Student sitting on ladder steps that are their desk (Illustration by David Plunkert) 

Schools are one of the most important places where children learn how to behave in society and where they belong. A new paper by Peter Francis Harvey, a postdoctoral fellow at Harvard University’s Inequality in America Initiative, examines the ways that two schools, one a private school (“Truman”) serving upper-middle-class children and one a public school (“Brighton”) serving working-class students, transmit different lessons about where their charges fit in the world and what their futures might become.

Harvey took an ethnographic approach to his research, spending three years observing elementary-aged classrooms in the two schools and separately interviewing 101 of the students and their parents and teachers. He was looking for evidence about how schools impose an idea of social station—i.e., “what children are taught about their position and direction in the world,” he writes.

Harvey found that neither of the two schools encouraged their students to see their place in society according to traditional ideas of academic merit. Instead, “children at the upper-middle-class school were taught to see themselves as always-already special because of their internal qualities,” he writes, while “children at the working-class school were taught to see themselves as conditionally good if they adhered to external rules.”

At the upper-middle-class private school that Harvey observed, Truman students imbibing the lesson of their own inherent uniqueness took this idea to its logical conclusion through their classroom behavior. “Routinely, teachers would answer the question of one student, then be asked the same question again (sometimes repeatedly) by other students who had not been listening,” Harvey writes. “Students’ belief in their own uniqueness seemed to crowd out their awareness or interest in others’ contributions.”

Students at Brighton, by contrast, were encouraged to see each other as members of a collective. Teachers cast those who didn’t conform to rules as “bad.” When one girl resisted picking a favorite food during a classroom sharing session, her teacher insisted that she choose just one. The teacher’s “refusal to allow deviation from the rules—one child, one answer—demonstrates Brighton’s collective emphasis,” he writes. “Attempts by students to differentiate themselves from others beyond set limits were publicly labeled by teachers as ‘inappropriate,’ threatening collective buy-in.”
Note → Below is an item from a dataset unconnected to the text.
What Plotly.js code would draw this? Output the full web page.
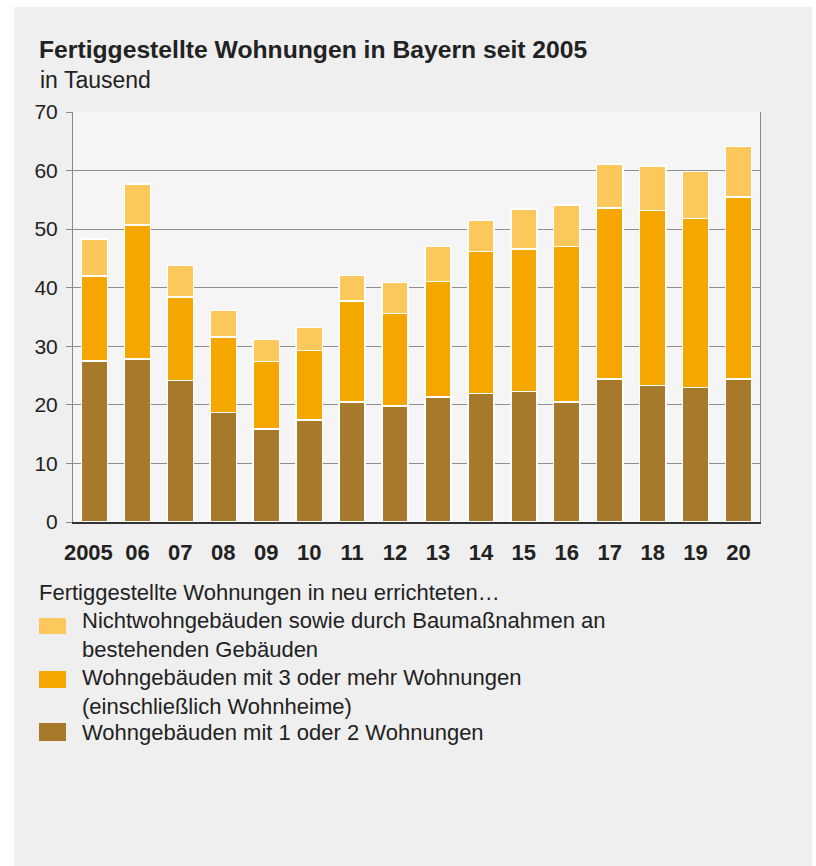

Talent shows offered another window into social station. At Truman, the show lasted for hours and featured dozens of children onstage, including some who were clearly beginners at their chosen skill. “The kids were being taught, ‘You deserve an audience,’ even with little preparation,” Harvey says. Brighton performers, by contrast, had very different expectations. “They prepared, they were anxious, there was something at stake for them,” Harvey says. “It wasn’t expected that they would have an audience automatically.”

These vignettes take on greater importance against the backdrop of larger shifts in how people are judged and sorted in this country. “Societal changes, including increased emphasis on identity in educational institutions’ and employers’ evaluative practices, raise the prospect of similar changes in childhood socialization,” Harvey writes.

Will schools continue to transmit values in the same ways? And what will they teach children about their place in the world? One undercurrent that Harvey found at Truman was the use of lessons on identity and race, and the identity-inflected vocabulary of the American elite, to give students a sense of why they are special. “These kids become fluent in the language of identity and inequality such that they can frame themselves in this language,” he says.

Michela Musto, an assistant professor of sociology at Brown University, noted that Harvey’s ethnographic work with elementary-school children makes the paper unique, because researchers typically study young students by interviewing the adults in their lives or by analyzing their academic records.

“We don’t know nearly enough about how children themselves are producing, reproducing, or challenging inequality in elementary-school classrooms,” she says. “Harvey’s article fills this gap in an important way, by powerfully illustrating how everyday interactions in elementary-school classrooms help shape the different ways young people think of themselves.”

Peter Francis Harvey, “‘Everyone Thinks They’re Special’: How Schools Teach Children Their Social Station,” American Sociological Review, vol. 88, no. 3, 2023.